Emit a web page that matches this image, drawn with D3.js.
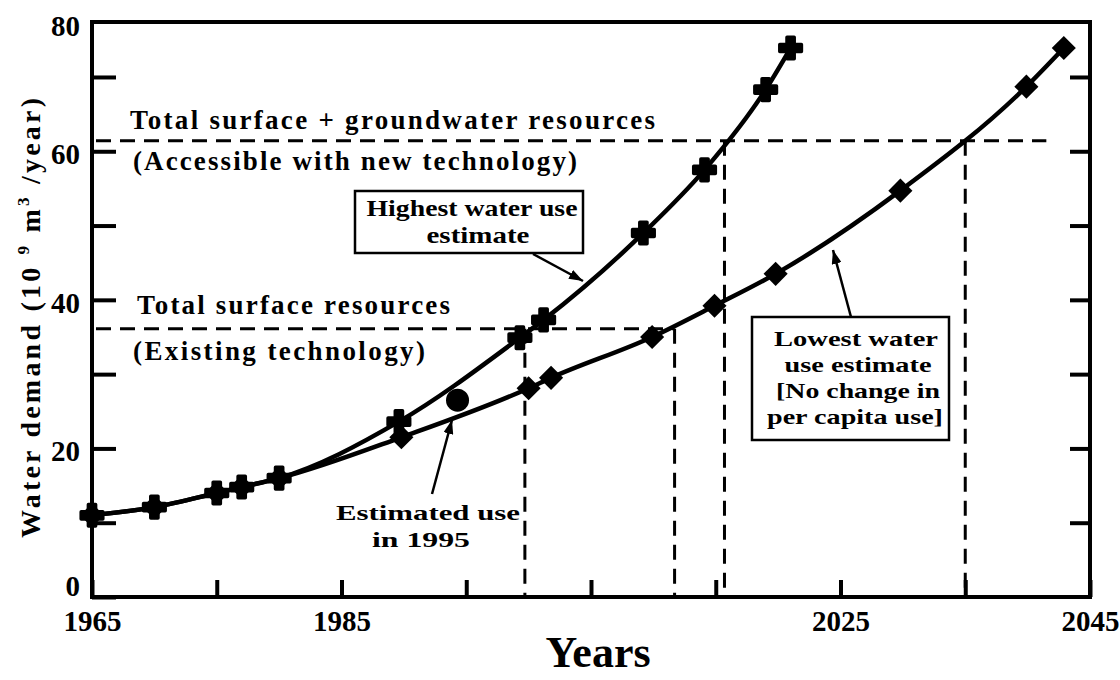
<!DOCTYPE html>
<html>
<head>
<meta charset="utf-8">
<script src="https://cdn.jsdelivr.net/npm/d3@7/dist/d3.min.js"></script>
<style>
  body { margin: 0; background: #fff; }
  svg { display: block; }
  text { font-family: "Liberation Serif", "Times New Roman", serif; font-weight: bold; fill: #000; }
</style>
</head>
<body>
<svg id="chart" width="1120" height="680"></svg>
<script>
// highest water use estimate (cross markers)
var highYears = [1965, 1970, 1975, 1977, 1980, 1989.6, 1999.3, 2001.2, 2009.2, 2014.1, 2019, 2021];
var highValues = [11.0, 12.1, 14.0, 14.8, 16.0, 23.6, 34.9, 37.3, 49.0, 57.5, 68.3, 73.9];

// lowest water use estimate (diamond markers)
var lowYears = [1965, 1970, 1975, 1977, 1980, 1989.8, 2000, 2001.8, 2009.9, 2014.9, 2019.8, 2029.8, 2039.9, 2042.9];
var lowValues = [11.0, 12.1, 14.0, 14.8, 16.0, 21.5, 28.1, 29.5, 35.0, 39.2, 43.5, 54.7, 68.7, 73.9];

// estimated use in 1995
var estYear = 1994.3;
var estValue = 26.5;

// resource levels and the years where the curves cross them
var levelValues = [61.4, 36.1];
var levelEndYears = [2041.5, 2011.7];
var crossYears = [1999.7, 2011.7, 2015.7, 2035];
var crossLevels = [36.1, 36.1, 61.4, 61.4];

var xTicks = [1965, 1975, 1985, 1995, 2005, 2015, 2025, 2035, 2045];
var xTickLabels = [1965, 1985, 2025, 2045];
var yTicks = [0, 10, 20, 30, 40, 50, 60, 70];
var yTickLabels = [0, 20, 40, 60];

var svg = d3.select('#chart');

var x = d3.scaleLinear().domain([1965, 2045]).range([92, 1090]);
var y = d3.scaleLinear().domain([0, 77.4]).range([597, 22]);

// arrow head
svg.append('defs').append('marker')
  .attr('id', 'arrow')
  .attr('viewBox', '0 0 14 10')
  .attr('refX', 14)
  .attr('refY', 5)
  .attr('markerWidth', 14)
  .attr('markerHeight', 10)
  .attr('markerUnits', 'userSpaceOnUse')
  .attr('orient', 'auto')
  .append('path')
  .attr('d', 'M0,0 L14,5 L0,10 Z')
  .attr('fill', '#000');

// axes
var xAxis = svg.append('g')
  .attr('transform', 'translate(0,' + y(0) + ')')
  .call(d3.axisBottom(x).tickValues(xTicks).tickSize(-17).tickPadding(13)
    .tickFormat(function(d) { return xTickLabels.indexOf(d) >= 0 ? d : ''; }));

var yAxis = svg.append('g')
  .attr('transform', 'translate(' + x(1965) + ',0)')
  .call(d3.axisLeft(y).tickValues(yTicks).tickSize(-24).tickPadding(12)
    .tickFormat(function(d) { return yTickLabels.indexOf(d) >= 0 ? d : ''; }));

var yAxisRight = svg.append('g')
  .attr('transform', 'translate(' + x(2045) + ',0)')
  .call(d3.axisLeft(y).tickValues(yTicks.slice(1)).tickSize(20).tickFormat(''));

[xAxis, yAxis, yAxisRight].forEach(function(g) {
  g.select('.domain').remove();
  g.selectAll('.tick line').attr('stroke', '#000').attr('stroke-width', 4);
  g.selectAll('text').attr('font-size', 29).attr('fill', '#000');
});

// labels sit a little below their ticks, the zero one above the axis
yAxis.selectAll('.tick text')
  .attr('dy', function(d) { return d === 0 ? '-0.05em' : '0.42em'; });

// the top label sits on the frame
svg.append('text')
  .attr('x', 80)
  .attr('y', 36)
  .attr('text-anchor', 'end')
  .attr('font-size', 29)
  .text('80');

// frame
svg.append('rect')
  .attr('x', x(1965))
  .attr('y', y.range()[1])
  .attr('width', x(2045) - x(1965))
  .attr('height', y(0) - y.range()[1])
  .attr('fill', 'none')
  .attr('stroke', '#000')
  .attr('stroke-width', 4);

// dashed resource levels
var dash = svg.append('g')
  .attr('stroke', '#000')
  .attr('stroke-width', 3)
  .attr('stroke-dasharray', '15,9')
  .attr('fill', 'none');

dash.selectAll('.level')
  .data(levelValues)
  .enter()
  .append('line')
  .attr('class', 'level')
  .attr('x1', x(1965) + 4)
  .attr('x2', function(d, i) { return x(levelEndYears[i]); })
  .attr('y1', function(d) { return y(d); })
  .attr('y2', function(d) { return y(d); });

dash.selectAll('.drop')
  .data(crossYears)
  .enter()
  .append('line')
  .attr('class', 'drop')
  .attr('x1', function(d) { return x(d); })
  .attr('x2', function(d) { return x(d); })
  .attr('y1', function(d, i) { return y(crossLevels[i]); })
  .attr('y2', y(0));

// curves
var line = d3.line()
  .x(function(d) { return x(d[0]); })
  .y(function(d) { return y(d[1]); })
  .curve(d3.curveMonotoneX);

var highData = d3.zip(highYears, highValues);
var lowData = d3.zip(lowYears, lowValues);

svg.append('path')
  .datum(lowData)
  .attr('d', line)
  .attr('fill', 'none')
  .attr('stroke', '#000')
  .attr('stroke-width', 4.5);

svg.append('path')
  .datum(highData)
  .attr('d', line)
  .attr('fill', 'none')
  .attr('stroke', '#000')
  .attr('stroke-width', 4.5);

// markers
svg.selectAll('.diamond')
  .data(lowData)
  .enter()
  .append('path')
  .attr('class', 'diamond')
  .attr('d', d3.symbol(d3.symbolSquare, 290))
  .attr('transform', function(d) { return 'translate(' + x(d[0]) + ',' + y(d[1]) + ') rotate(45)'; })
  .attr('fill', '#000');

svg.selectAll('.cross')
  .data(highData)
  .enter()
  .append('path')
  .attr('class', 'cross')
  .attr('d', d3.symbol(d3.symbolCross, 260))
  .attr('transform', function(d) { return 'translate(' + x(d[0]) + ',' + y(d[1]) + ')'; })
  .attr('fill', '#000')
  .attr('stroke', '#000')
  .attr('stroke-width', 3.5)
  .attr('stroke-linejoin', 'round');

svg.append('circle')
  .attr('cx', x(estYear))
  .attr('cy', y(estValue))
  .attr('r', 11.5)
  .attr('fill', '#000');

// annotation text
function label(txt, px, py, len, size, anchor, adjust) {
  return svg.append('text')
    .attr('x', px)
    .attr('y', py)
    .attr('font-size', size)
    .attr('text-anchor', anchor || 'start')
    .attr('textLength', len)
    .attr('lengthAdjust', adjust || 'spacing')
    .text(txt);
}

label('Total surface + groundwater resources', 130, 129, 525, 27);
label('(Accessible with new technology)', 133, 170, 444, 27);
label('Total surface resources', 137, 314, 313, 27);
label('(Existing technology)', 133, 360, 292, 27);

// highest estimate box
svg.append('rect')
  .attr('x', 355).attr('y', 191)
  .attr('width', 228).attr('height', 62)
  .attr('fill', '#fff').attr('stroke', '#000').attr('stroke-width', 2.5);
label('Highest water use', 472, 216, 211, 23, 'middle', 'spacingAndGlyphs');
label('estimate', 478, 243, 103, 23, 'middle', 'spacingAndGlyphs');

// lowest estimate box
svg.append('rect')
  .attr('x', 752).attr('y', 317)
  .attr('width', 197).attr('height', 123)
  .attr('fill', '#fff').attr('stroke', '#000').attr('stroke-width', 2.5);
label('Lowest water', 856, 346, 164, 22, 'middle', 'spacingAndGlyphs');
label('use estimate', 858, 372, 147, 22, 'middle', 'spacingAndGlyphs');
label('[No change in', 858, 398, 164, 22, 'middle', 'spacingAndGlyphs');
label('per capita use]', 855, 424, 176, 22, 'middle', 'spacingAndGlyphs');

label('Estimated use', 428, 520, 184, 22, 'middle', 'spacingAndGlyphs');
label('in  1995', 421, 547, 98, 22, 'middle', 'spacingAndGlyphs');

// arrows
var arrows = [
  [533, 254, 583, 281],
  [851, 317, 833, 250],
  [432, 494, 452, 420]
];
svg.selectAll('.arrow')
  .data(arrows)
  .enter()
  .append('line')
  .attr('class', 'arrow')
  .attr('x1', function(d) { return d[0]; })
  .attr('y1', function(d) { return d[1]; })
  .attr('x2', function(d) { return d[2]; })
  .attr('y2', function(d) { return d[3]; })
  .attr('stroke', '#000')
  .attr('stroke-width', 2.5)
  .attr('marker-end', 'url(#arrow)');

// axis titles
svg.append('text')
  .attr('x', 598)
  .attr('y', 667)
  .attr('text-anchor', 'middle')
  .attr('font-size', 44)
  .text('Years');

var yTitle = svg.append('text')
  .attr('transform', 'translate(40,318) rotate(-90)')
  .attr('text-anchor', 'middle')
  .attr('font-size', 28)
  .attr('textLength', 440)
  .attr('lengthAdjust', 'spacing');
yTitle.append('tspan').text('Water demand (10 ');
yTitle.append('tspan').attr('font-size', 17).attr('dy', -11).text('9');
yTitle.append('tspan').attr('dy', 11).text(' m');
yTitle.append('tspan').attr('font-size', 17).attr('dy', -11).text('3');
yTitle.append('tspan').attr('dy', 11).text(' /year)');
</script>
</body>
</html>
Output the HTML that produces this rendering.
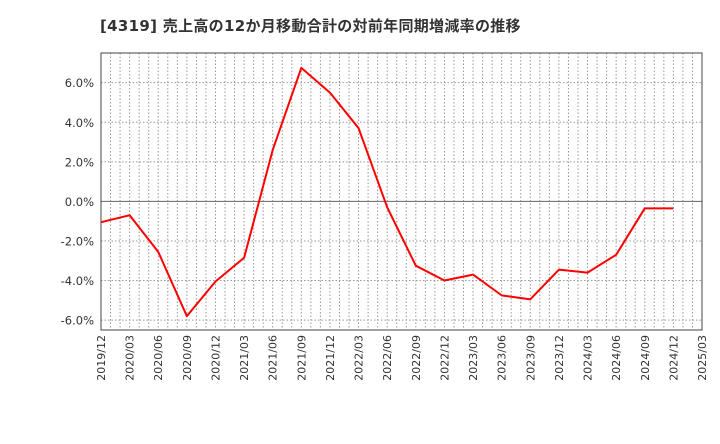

+ + + + +

_Requirement_. Begin at the first line of the data above and repeat each line exactly, stopping after the line containing "57.5, 68.3, 73.9];". Omit the pictures.

_Task response_.
Emit a web page that matches this image, drawn with D3.js.
<!DOCTYPE html>
<html>
<head>
<meta charset="utf-8">
<script src="https://cdn.jsdelivr.net/npm/d3@7/dist/d3.min.js"></script>
<style>
  body { margin: 0; background: #fff; }
  svg { display: block; }
  text { font-family: "Liberation Serif", "Times New Roman", serif; font-weight: bold; fill: #000; }
</style>
</head>
<body>
<svg id="chart" width="1120" height="680"></svg>
<script>
// highest water use estimate (cross markers)
var highYears = [1965, 1970, 1975, 1977, 1980, 1989.6, 1999.3, 2001.2, 2009.2, 2014.1, 2019, 2021];
var highValues = [11.0, 12.1, 14.0, 14.8, 16.0, 23.6, 34.9, 37.3, 49.0, 57.5, 68.3, 73.9];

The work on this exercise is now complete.